Combining directness with empathy is much more likely to create the intended outcome than simply being brash or blunt.

Why This Matters

Communication isn’t “soft.” It’s the foundation of alignment, trust, and execution. If there’s a silent killer in your startup, it’s unspoken assumptions, fuzzy expectations, or resentments left to fester. Solve those, and watch your team unlock new levels of speed and creativity.

Your Next Move

  1. Pick One Principle—e.g., Speaking Unarguably” (#1).
  2. Apply It in Real Conversations—especially where tension is high, there’s ongoing disconnection, or tasks keep slipping.
  3. Observe the Shift—notice how confusion eases, tasks get done, and trust solidifies.
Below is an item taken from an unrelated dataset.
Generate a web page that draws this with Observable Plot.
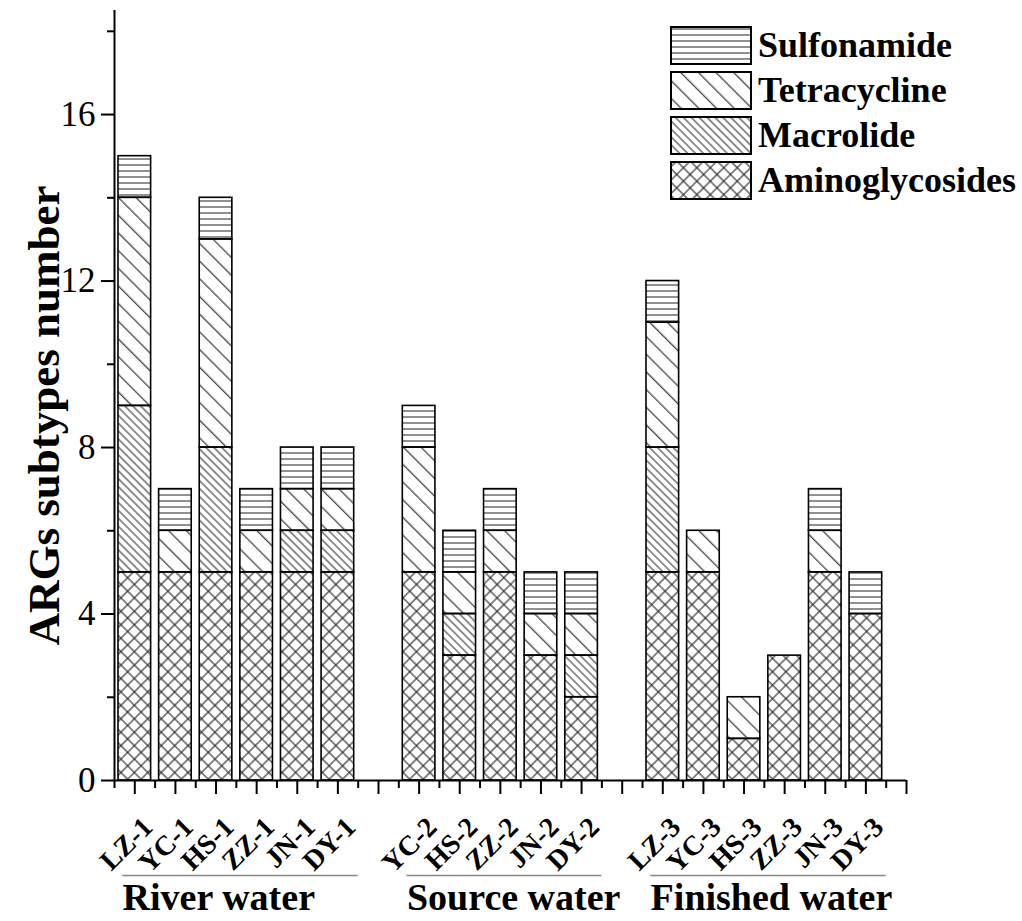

As one of my mentors used to say, “You’re one sweaty-palmed conversation away from your most fulfilling relationships.”

Final Thought

These principles—fact vs. story, conscious listening, clear agreements, revealing your truth, above-the-line accountability, taking responsibility, and empathic tough conversations—have revitalized entire teams. Save this guide. Each framework becomes more potent as you revisit and refine it.

Your startup’s success hinges on authentic, clear communication—where personal commitments are honored, mutual agreements are explicit, and nobody shies away from honest discussions. Mastering this isn’t just about being a better leader; it’s about building a culture that scales with clarity and heart.

With love,

- Dave Kashen

P.S.If there’s one conversation you’re dreading, try separating facts from stories or clarifying if you truly have an agreement. Then watch how it transforms the tone and outcome.